Last night I watched the end of the series "Lost." In the 2 hours before the real show, during the look-back, comments were made about how the show had different cultures within it, and how part of the show was on how these different cultures could live together.
Then today I was on a seemingly eternal drive home from the doctor, listening to "Talk of the Nation" on National Public Radio. They were talking about new legislation in Arizona concerning ethnic studies. As I continued to drive, I grew more and more irritated with what seemed a lack of knowledge surrounding diversity. There are history classes and ethnic studies classes and many feel the 2 should somehow be combined. I think we have come so far and now seem to be going back.
One argument either for or against ethnic studies is focus on discrimination. It's the opinion of some that to end discrimination, we should include different ethnicities in general history. Some feel that white Europpeans don't get represented in ethnic studies.
Stop. I'm the daughter of 2 history professors. Europpean history falls within history departments. Others were arguing we don't talk about Italians or other Europpeans, and those within the US. My mom was an immigration historian. She taught about Latin American history, but did a ton of research on Italian immigrants, specifically those living in Denver. I remember trips we would take to Denver where she would interview immigrants, most of whom were elderly. That's just my mom. There's a ton of work on Europpeans - everyone missed out on the dinner parties my parents had when we were kids! And they also missed out on visiting battlefields within the US. Note: my parents' kids all dodged history and went into math and science!
Back to ethnicity - if there had not been discrimination, I suppose we wouldn't need ethnic studies. But we still have discrimination, and we have disparities. I work in healthcare and know the disparities are there. We have developed a series of award-winning videos to address disparities of different groups. Through studies, we know certain ethnicities are at higher risk for different diseases, that their outcomes are worse once they get these diseases. Efforts to reach different populations must differ, and of course, you can't assume everyone falls into the same bucket.

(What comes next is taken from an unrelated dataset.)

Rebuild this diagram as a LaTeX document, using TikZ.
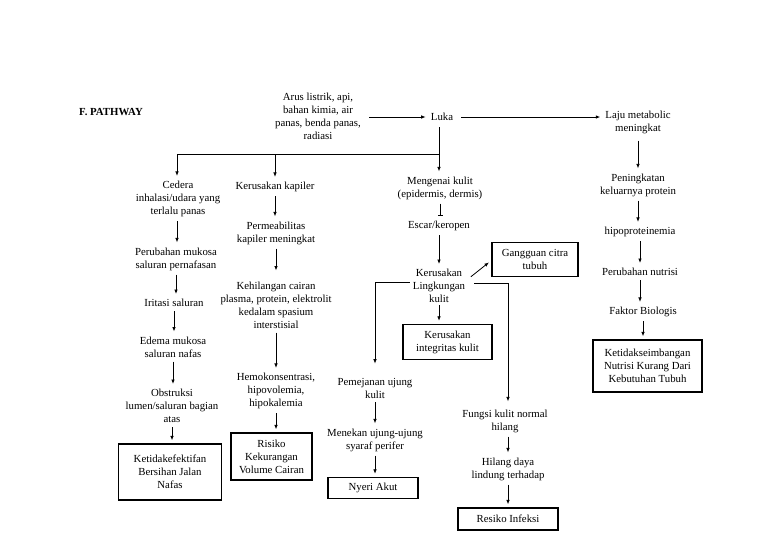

From ethnicity, we get to other groups - of course, people with disabilities. Outreach to this culture is generally different. People with various disabilities are at greater risk for certain diseases. Similar scenerio to different ethnicities.
If we go back to legislation getting rid of efforts which strive for inclusion, we go back to exclusion. We close the door to other groups. I heard an interview on NPR with a guy who seemed against elevators. People with wheelchairs are fine on the first level. Discrimination exists. Disparities exist. We can't throw them with everything else and assume they will be addressed, because they won't.
What I find interesting is to consider who was in the Bible - did it focus on the majority groups, those who were just fine? No - much focus is on the marginalized. Jesus focused on the marginalized, or those who weren't exactly the same as others. We are supposed to learn from that. Have we? Did we? Are we going backward? Can we start moving forward again?
Where I work - a place where diversity is highly valued. If times change, will this change, not just where I work, but where other companies place so much effort?
Inclusion. So important. We must learn to live together.